Your company relies on an efficient, secure network for its day to day operations. From sales, to data analysis, to application infrastructure, your network is a valuable company asset. You need it to operate smoothly so you can get your work done. You already invest time and resources into securing it from outside threats, but internal threats are just as important for your network security. In fact, employee behavior can be a major risk in network security.
Bring Your Own Device (BYOD) is a popular strategy for many businesses that enables employees to use their own phones, tablets, and computers for company work. This allows for greater flexibility—giving your staff the option to work from just about anywhere.
While a BYOD strategy can be great for productivity it’s also a key risk in network security protocols, especially if privately owned devices don’t utilize encryption or dual factor authentication. What’s more, your IT department doesn’t have the same control over privately owned devices as they do with company-owned devices, putting them at greater risk for security issues over above common cybersecurity threats.

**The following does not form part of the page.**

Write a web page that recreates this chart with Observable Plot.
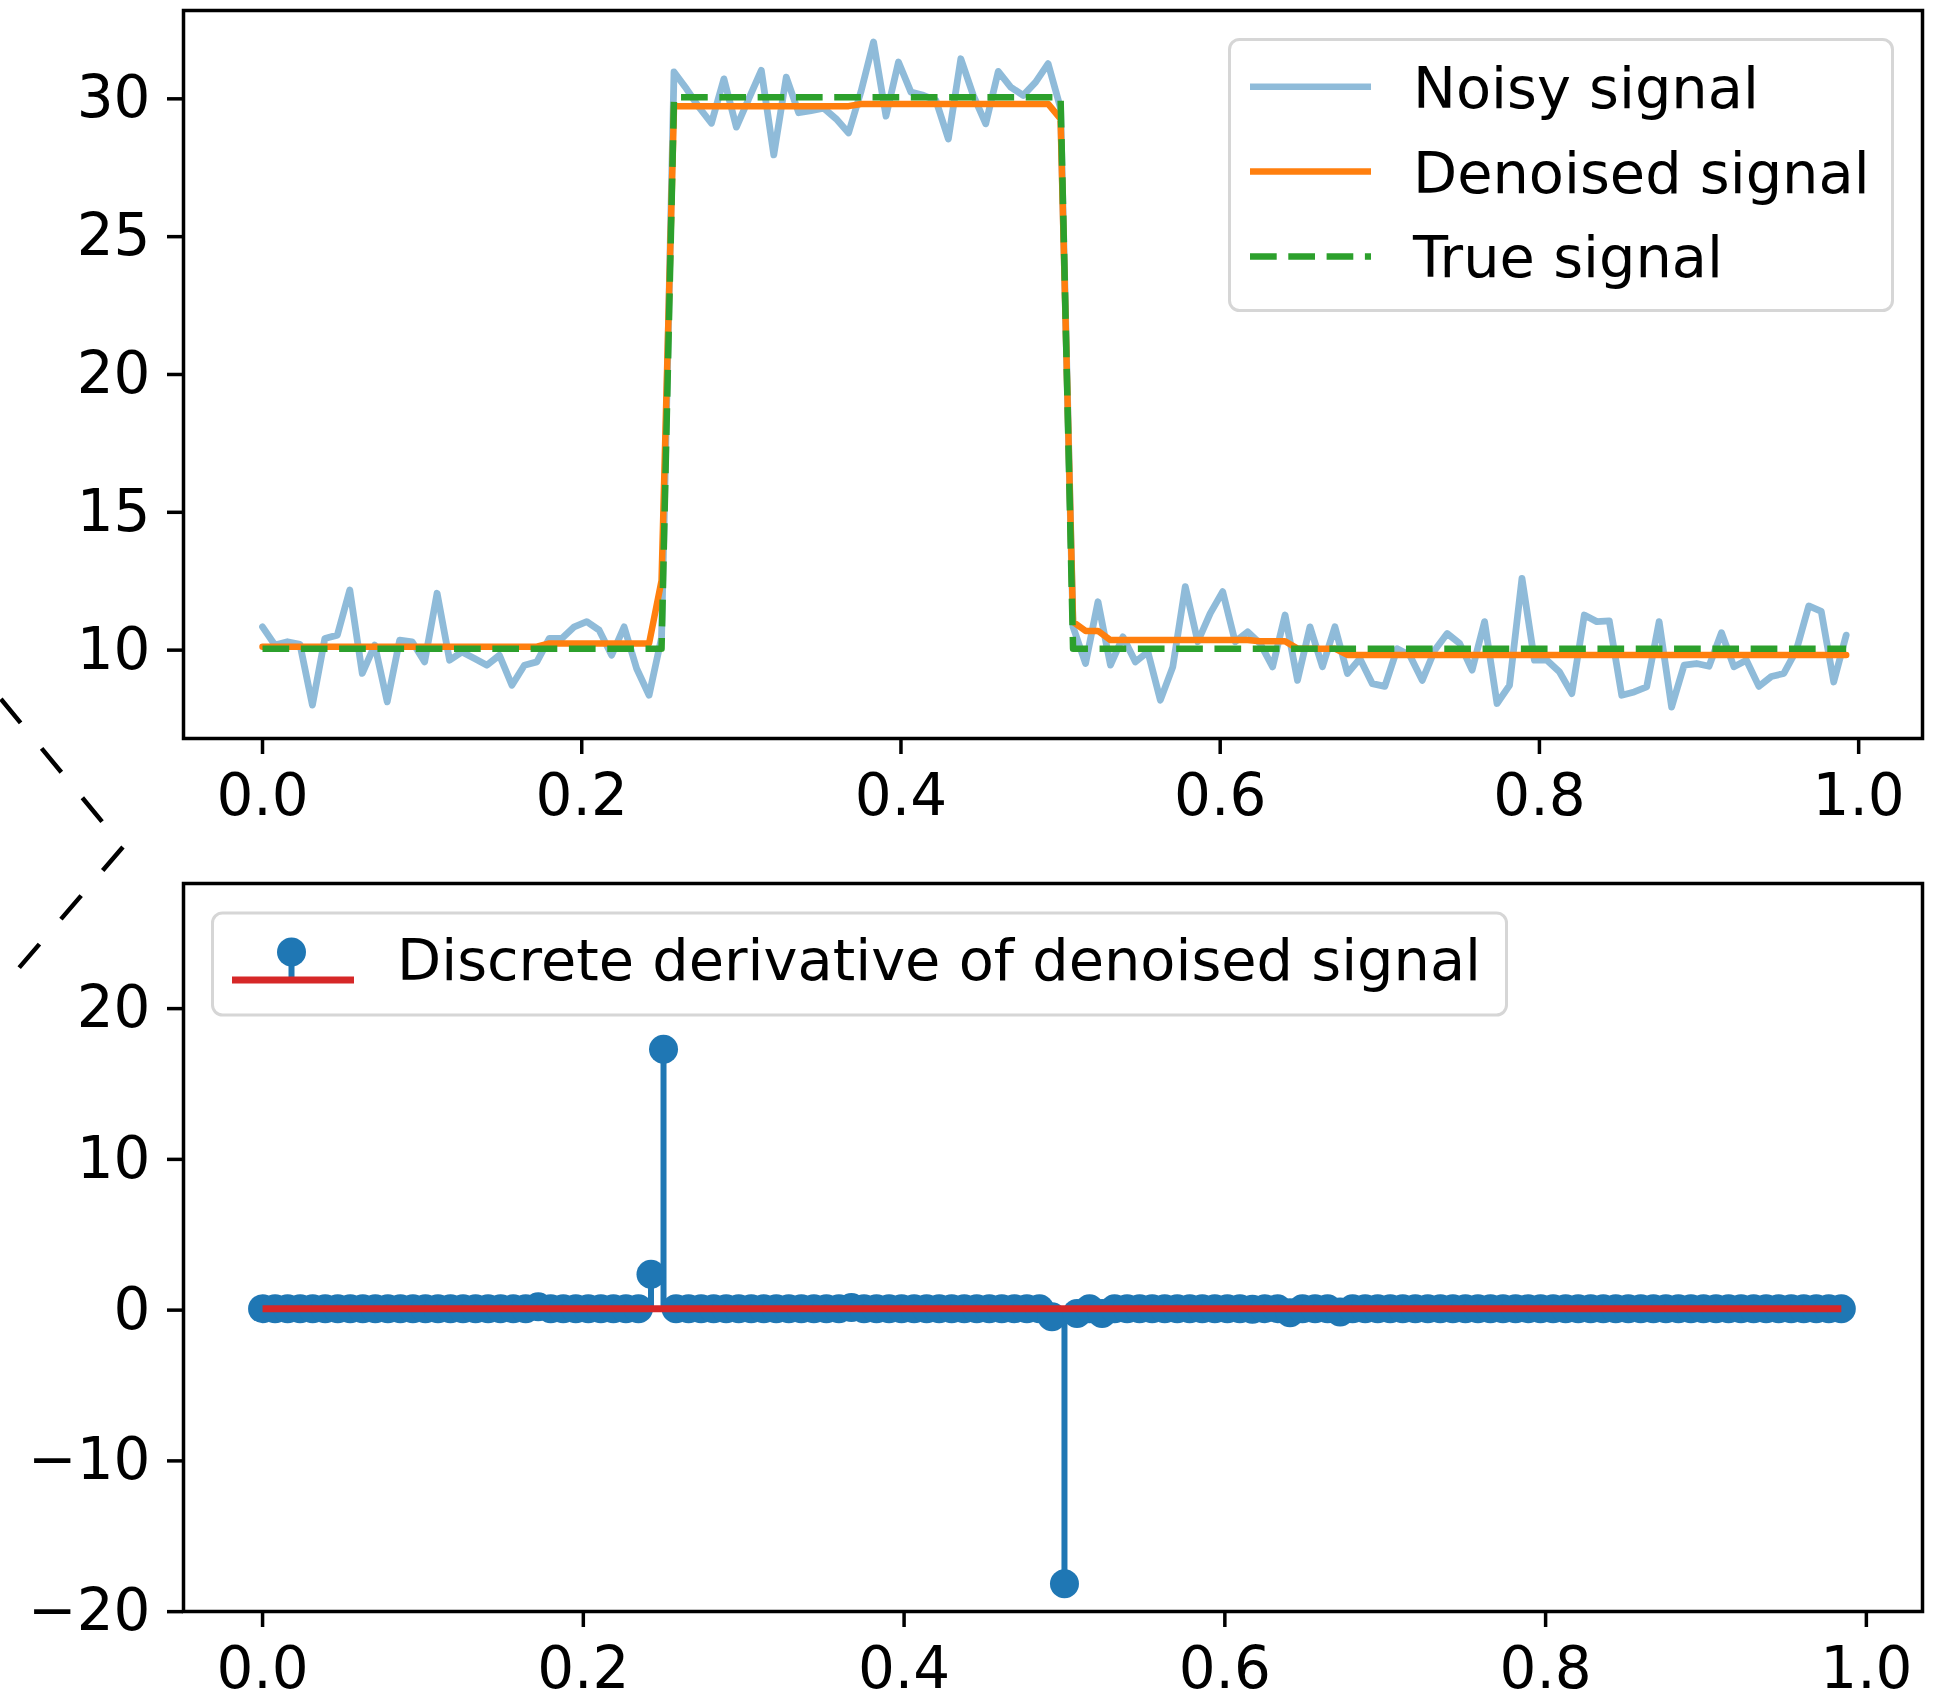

Misplaced or Stolen Devices
Another way that employees can put your network at risk is through lost or stolen devices. It’s happened to just about all of us, you quickly leave a restaurant, cab, or coffee shop only to realize later you left your phone or tablet behind. Or worse yet, you realize your device has been stolen.
This is a terrible nuisance for anyone, but it can represent a real security threat to your enterprise if the device has company information stored on it. This can include passwords, proprietary company data, or another way to access your network. Stolen devices can be especially problematic if proper security features like encryption and user authentication aren’t installed. Devices used to access your network should be protected with remote kill switches and tracking features.
Unsecured Wi-Fi Networks
Mobile devices allow employees to work from just about anywhere with wi-fi access, which can be incredibly efficient and advantageous for your firm. But it can also pose a real risk in network security. Coffee shops, bars, airports, and other locales that offer free wi-fi may seem like a great place to get a little work done, but most of these wi-fi networks are unsecured.
That means that hackers can infiltrate devices connected to the wi-fi and can then piggyback into your company network—allowing them to steal data, client information, or even lock you out of your own network as part of a ransom attack.
Misuse of Passwords
Sharing passwords can seem benign, but it’s actually a substantial security risk. In fact, password sharing can even be considered a violation of the CFAA. For this reason, your company should institute an employee password sharing policy that strictly outlines appropriate password behavior.
Prohibiting password sharing actually protects your employees from suspicion in case of a security breach or the misuse of company data. It’s the same reason bank tellers and cashiers don’t share cash drawers with other employees—it protects staff and allows management to more easily identify inappropriate behavior.
Just like password sharing, password reuse is a big risk to your network security. If employees use the same password on both personal and business accounts it puts your entire network at risk. In tandem with your employee password sharing policy, your company should implement a work only password procedure. This will eliminate any duplicate passwords used by your employees that could make hacking or data theft easier.
Downloading files, images, and other attachments is a daily aspect of business. But there is a right way and a wrong way to do it. Many employees attempt to circumvent protocols put into place by using personal email accounts to send and receive downloads. This is a recipe for a security disaster. Employees should never download items from a personal email account onto a company device. What’s more, staff should never download items from unknown senders or websites, especially if they’re downloading items for personal use.
Social Media Use
Everybody needs a break during a busy workday. For a lot of people that means checking in on their social media accounts. Browsing Facebook, Twitter, or Snapchat may be a relaxing way to recharge during a break period, but it can actually put the security of your network at risk. Links, surveys, and those fun Game of Thrones character tests may seem like an innocuous way to waste a few minutes, but they can actually be a scam or disguised attempts to install spyware or malware.
Phishing is a particularly pernicious form of cyber attack. This attack uses emails and websites that appear authentic in an attempt to trick the recipient into giving away information such as usernames, passwords, account numbers, or other sensitive data. Some phishing scams attempt to mimic software updates or other trusted attachments to deceive recipients into downloading malware.
If an employee falls victim to phishing it could put your entire network at risk. They may inadvertently give away usernames and passwords or could even unintentionally download malware directly into your network.
Disgruntled Former Employees
Finally, one of the biggest risks to your network security is disgruntled former employees. Regardless of the motivation for theft or malfeasance, former employees may have stored data on personal devices, username and password lists, and other access to your network.
New employees should sign non-disclosure agreements to help you protect intellectual property and other proprietary data. When employees leave, their passwords should be invalidated and their access should be eliminated. You may even need to have their devices examined by an IT specialist to ensure they no longer have access to your network.
Help Your Employees Understand Security Risks
The best way to eliminate internal risk in your network security is a robust employee security training program. Help your employees understand the risks of using their own devices or accessing network data on unsecured wi-fi networks. Create an employee password sharing policy to ensure no usernames and passwords become compromised or misused. Teach your staff proper web browsing, including how to safely access social media and how to identify phishing scams.